Assume the probability of winning a particular casino game is 45%. We want to carry out a simulation to estimate the probability that we will win at least 5 times in 10 plays. We will use 30 trials of the simulation. Assign digits to outcomes. Also, how many total digits will we require to run this simulation? 4 One possible assignment is: 00-44 $\rightarrow$ win and 45-99 $\rightarrow$ lose. Each trial requires 10 pairs of digits, so we will need 30 sets of 10 pairs of digits for a total of $30 \times 10 \times 2 = 600$ digits.

Assume carnival spinner has 7 slots. We want to carry out a simulation to estimate the probability that we will win at least 10 times in 60 plays. Repeat 100 trials of the simulation. Assign digits to outcomes. Also, how many total digits will we require to run this simulation? 5 Note that $1/7 = 0.142857...$ This makes it tricky to assign digits to outcomes. The best approach here would be to exclude some of the digits from the simulation. We can assign 0 to success and 1-6 to failure. This corresponds to a $1/7$ chance of getting a success. If we encounter a 7, 8, or 9, we will just skip over it. Because we don't know how many 7, 8, or 9's we will encounter, we do not know how many total digits we will end up using for the simulation. (If you want a challenge, try to estimate the total number of digits you would need.)

Does anyone perform simulations like this? Sort of.
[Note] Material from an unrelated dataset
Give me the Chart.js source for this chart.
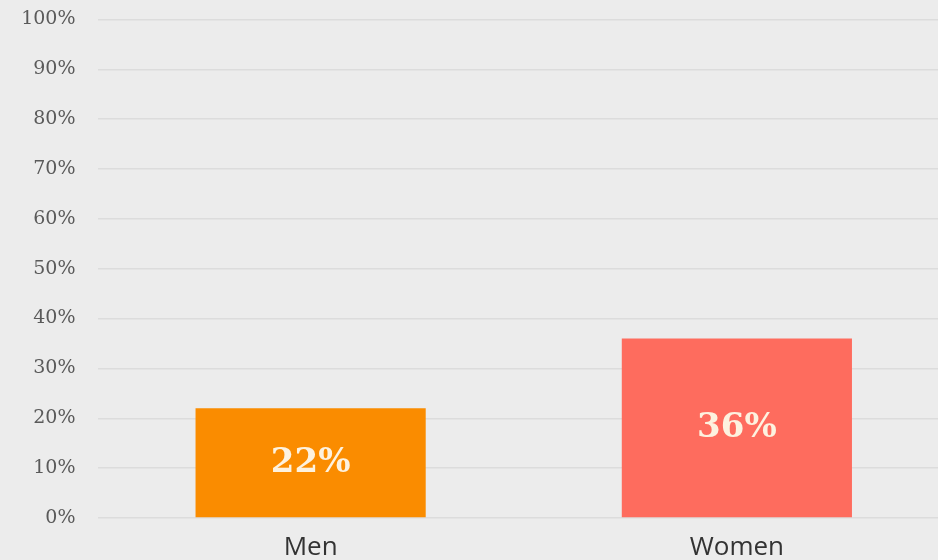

Simulations are used a lot in statistics, and these often require the same principles covered in this section to properly set up those simulations. The difference is in implementation after the setup. Rather than use a random number table, a statistician will write a program that uses a pseudo-random number generator in a computer to run the simulations very quickly — often times millions of trials each second, which provides much more accurate estimates than running a couple dozen trials by hand.